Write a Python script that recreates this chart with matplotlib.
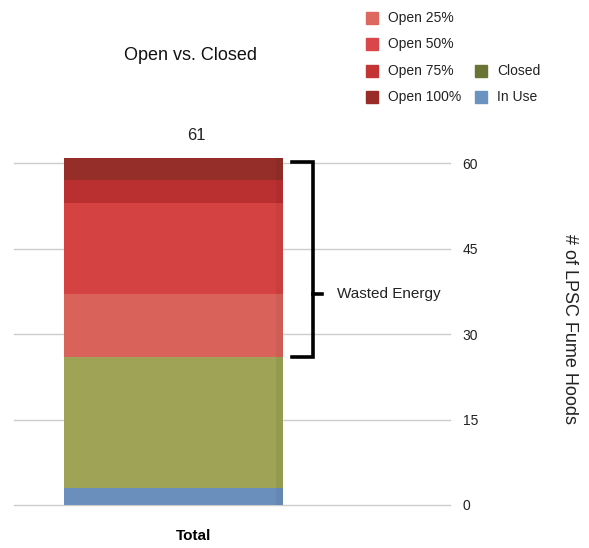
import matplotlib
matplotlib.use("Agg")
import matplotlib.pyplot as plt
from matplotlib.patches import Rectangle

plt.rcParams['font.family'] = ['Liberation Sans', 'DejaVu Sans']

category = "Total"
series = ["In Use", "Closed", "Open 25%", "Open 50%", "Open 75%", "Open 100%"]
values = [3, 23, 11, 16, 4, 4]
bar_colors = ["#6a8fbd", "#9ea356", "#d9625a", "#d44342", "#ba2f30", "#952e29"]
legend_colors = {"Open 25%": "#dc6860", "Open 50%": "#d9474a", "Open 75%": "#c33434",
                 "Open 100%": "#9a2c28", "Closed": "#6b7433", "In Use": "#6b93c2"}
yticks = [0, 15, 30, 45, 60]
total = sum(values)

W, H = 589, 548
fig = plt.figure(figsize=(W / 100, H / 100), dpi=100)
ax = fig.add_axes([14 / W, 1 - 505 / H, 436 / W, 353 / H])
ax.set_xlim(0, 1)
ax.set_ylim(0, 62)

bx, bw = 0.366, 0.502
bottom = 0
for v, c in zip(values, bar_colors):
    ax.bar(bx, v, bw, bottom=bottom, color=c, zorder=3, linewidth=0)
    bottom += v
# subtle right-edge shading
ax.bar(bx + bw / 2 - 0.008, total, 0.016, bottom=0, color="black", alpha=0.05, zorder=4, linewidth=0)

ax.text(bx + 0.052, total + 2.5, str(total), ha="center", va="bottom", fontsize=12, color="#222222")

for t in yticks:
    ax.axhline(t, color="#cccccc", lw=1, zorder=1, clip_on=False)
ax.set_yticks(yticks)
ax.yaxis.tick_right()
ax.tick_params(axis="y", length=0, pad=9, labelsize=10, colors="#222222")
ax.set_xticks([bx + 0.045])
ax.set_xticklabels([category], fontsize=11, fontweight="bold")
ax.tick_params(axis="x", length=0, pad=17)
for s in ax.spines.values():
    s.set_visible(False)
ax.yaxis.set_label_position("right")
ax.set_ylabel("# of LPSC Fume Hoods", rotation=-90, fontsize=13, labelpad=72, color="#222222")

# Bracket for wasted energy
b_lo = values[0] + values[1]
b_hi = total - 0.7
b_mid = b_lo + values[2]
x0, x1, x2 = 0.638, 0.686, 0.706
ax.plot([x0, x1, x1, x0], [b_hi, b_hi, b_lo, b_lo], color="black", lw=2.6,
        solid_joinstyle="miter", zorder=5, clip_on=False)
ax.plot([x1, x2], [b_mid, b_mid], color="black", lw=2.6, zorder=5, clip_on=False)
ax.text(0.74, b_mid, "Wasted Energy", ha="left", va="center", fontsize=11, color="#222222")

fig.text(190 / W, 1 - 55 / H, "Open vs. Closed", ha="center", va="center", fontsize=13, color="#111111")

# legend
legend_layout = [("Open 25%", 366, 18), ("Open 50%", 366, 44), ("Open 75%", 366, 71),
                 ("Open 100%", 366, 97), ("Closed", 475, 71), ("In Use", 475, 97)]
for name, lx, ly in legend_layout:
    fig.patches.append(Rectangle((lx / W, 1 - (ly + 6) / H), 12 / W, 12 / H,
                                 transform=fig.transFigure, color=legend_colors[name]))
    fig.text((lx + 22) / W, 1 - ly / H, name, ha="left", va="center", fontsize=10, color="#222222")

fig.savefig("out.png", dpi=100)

..............................

Repeat exactly and only the lines from the start of the data above through the line that holds "plt.rcParams['font.family'] = ['Liberation", inclusive. Pictures do not belong in the copy.

Write a Python script that recreates this chart with matplotlib.
import matplotlib
matplotlib.use("Agg")
import matplotlib.pyplot as plt
from matplotlib.patches import Rectangle

plt.rcParams['font.family'] = ['Liberation Sans', 'DejaVu Sans']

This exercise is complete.